== EXTRACTED INFORMATION ==

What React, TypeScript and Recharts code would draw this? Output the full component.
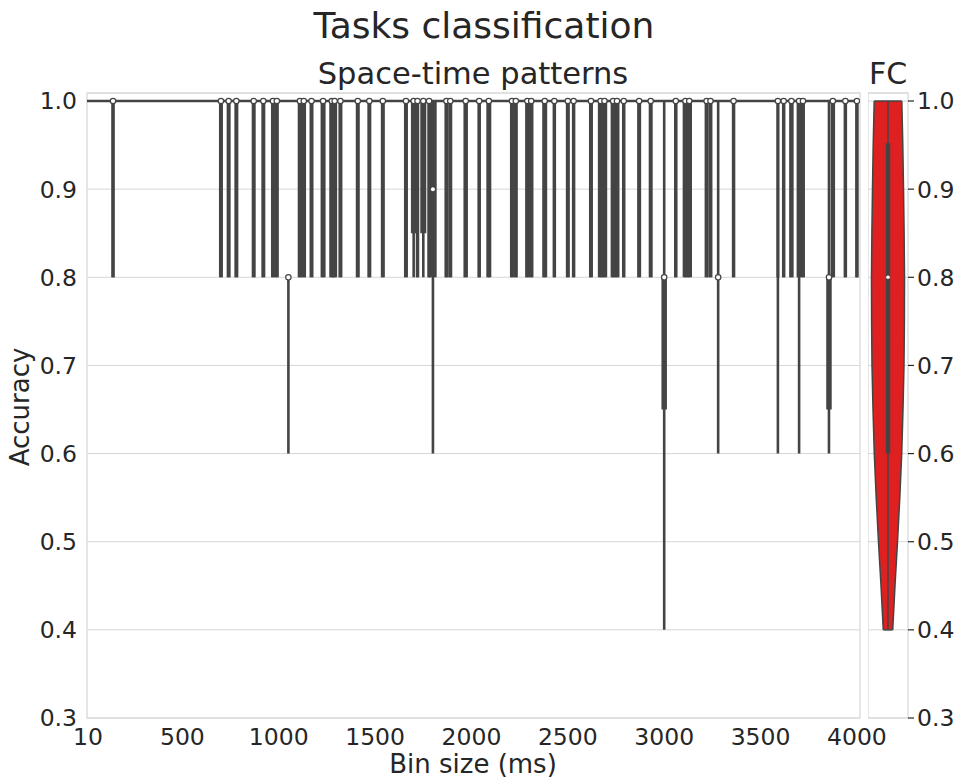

===
== EXTRACTED INFORMATION ==

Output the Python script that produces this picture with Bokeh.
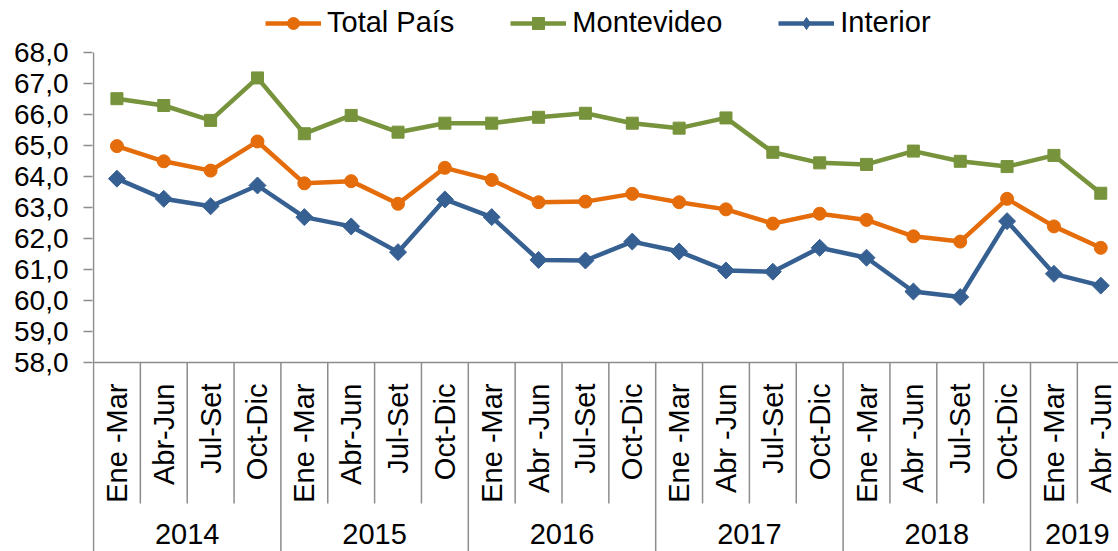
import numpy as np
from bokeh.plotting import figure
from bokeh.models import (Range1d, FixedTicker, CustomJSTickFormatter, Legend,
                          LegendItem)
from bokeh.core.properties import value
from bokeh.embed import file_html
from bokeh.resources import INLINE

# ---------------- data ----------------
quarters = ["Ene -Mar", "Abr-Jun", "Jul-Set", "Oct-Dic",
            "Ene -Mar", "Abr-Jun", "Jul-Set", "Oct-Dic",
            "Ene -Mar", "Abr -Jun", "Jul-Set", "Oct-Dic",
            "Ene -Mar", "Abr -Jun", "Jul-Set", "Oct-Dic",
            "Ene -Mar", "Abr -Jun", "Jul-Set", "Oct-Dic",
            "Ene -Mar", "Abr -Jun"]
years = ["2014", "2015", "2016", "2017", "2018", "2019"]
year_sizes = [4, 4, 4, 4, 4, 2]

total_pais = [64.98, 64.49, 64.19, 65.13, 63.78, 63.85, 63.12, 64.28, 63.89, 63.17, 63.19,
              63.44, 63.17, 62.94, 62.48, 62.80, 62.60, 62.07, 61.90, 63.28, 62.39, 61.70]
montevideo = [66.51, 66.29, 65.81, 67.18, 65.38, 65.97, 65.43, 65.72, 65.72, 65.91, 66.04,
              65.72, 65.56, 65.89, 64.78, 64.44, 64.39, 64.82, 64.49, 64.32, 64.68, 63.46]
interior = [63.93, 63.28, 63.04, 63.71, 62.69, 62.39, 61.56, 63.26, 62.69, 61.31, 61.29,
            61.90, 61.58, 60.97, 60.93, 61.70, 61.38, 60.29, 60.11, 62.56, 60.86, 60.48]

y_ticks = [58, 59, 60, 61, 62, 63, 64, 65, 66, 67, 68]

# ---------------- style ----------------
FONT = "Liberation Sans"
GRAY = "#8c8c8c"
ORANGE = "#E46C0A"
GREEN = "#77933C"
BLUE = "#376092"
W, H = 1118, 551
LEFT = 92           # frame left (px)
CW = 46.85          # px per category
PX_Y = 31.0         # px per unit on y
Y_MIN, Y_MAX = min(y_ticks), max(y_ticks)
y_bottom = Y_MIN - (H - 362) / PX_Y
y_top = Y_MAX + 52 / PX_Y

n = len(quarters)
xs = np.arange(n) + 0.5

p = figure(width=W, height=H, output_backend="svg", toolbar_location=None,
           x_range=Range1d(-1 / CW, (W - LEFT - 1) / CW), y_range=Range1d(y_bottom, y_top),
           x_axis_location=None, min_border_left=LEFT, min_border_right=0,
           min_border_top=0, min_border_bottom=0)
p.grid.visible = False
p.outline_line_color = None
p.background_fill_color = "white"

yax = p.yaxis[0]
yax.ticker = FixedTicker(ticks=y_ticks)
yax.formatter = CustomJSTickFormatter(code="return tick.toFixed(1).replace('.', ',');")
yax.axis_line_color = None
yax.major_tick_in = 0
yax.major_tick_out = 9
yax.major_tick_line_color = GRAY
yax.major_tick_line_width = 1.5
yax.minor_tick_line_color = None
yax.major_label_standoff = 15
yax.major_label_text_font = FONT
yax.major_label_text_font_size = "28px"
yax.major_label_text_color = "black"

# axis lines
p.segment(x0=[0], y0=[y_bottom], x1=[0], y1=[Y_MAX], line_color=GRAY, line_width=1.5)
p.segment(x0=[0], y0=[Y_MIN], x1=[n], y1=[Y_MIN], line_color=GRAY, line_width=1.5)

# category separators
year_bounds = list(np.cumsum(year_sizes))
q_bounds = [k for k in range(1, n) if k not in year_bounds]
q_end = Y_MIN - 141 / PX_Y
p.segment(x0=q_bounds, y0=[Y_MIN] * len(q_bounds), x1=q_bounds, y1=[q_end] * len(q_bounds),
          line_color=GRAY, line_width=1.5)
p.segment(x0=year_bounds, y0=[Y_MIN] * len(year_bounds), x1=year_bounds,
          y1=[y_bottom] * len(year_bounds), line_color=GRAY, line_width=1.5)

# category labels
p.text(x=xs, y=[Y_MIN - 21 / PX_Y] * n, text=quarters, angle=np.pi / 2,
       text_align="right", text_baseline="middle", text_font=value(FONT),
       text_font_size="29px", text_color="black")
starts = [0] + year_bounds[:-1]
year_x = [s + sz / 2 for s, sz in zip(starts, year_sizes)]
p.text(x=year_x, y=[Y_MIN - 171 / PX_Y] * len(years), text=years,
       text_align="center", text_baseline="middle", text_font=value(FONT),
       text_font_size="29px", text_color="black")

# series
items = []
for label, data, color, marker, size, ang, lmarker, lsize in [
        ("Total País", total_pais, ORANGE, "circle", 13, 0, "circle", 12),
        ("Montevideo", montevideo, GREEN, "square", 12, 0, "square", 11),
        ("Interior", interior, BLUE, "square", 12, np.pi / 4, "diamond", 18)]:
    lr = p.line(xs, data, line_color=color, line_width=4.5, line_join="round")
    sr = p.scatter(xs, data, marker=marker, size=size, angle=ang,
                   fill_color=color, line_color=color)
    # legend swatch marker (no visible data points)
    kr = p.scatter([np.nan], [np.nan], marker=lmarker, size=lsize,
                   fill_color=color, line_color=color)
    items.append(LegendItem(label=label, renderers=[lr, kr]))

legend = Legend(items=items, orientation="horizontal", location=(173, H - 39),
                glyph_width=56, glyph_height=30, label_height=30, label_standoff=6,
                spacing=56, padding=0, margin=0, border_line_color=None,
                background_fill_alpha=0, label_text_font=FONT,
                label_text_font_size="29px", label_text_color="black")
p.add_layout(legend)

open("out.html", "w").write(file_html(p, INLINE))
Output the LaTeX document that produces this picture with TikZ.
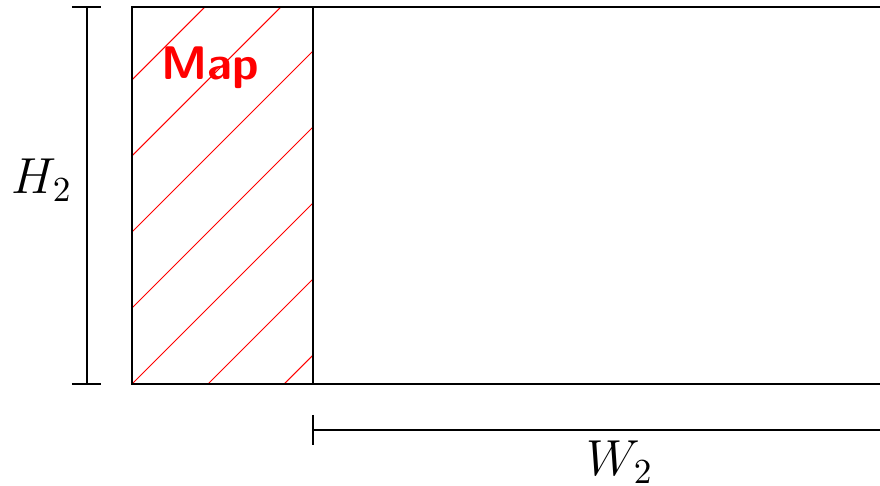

===

Check each line of the records for the word "picture", and show the lines that contain it.

SOLUTION FOR THIS TASK
Output the Python script that produces this picture with Bokeh.
Output the LaTeX document that produces this picture with TikZ.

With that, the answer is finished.